SPOX: Mittlerweile sind sogar erste Strukturen geschaffen worden, um weiter konkurrenzfähig zu sein. Mit dem Schweizer Pascal Zuberbühler, einst bei Bayer Leverkusen, bekamen Sie sogar einen sehr prominenten Torwart-Trainer an die Seite. Wie kam es dazu?

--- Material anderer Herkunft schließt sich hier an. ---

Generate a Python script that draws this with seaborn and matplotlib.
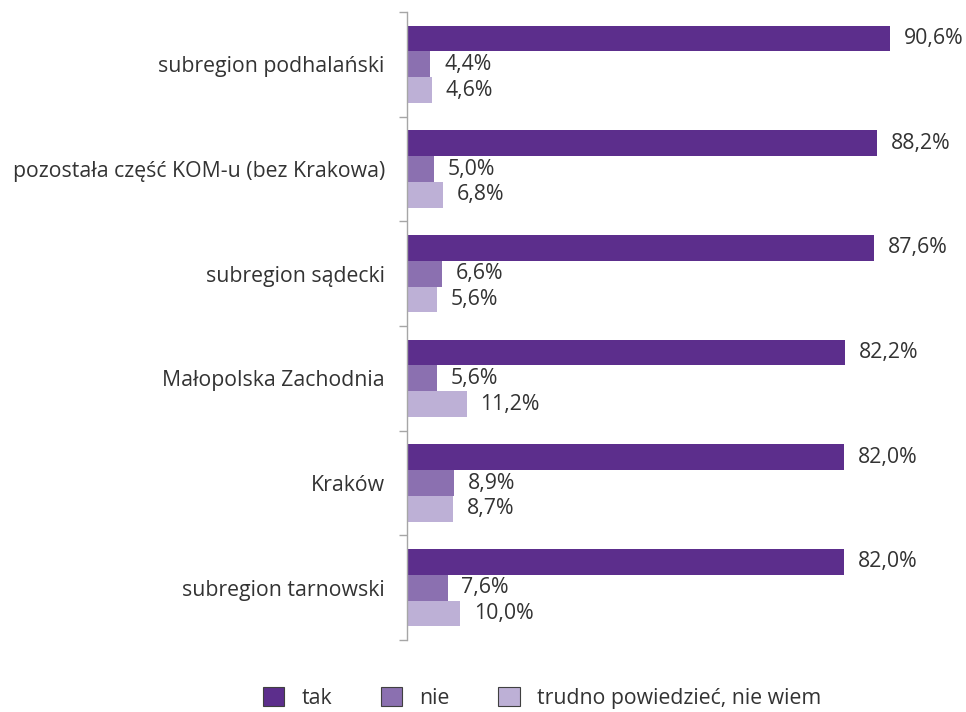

Weiß: Mein Nationaltorwart Neil Etheridge legte mir Pascal ans Herz. Beide kennen sich aus Fulham, wo Pascal erst mit Neil zusammenspielte und ihn dann trainierte. Ich muss zugeben: Anfangs war ich etwas reserviert, weil ich Pascal nicht kannte. Mittlerweile will ich ihn nicht mehr hergeben. Er übernimmt neben der eigentlichen Tätigkeit als Torwart-Trainer auch die Video-Analyse und hilft bei der Organisation. Obwohl er eine tolle Spielerkarriere hatte mit Teilnahmen an der WM und EM und deswegen überall ein hohes Standing genießt, verhält er sich total vorbildlich und loyal. Ein Top-Mann, der zu einem guten Freund geworden ist.

SPOX: Erschwert es jedoch Ihre Entscheidung, wen Sie zur Nummer eins ernennen? Zuberbühler-Intimus Etheridge oder Duisburgs Roland Müller?

Weiß: Überhaupt nicht. Ich habe einen offenen Konkurrenzkampf ausgerufen und ich bin gespannt, ob sich beide zu Bestleistungen pushen. Roland hatte in der Vorsaison für Duisburg einige gute Auftritte, Neil gelangen ebenfalls überragende Fortschritte.

SPOX: Der 20-jährige Alphonse Areola, die Nummer drei bei Paris St. Germain, hat ebenfalls philippinische Wurzeln und soll außergewöhnlich talentiert sein.

Weiß: Wenn er so gut ist, wie man sich erzählt, wird er der nächste französische Nationalkeeper. Dennoch ist das kein Problem, wir haben mit Neil und Roland zwei Top-Torhüter.

SPOX: Sondieren Sie weiter das Ausland nach Halb-Filipinos, um die Nationalmannschaft zu verstärken?

Weiß: Auf jeden Fall. Mike Ott aus der A-Jugend von 1860 München war beim Freundschaftsspiel in Hong Kong letzte Woche erstmals bei der Nationalmannschaft dabei und lernte uns kennen. Und bei Admira Wacker Mödling in der österreichischen Bundesliga entdeckten wir mit Stefan Palla einen interessanten Spieler für die Abwehr.

SPOX: Die Kehrseite: In den philippinischen Medien heißt es, dass es Spannungen in der Nationalmannschaft geben soll zwischen den einheimischen und halb-philippinischen Spielern. Was ist dran?

Weiß: Es gibt unterschwellig ein gegenseitiges Beäugen. Einer meiner Spieler, der in den Philippinen aufgewachsen ist, wurde mit der Aussage zitiert, dass zu viele Halb-Filipinos im Team seien. So etwas lese ich nur sehr ungern. Wir leben in einer globalen Welt und für solche Ressentiments sollte es keinen Platz geben. Die Spieler haben alle philippinische Wurzeln und geben alles, das Land anständig zu repräsentieren. Die Alternative wäre, dass die Philippinen wieder zur Witzfigur des südostasiatischen Fußballs verkommen. Aber wer will das?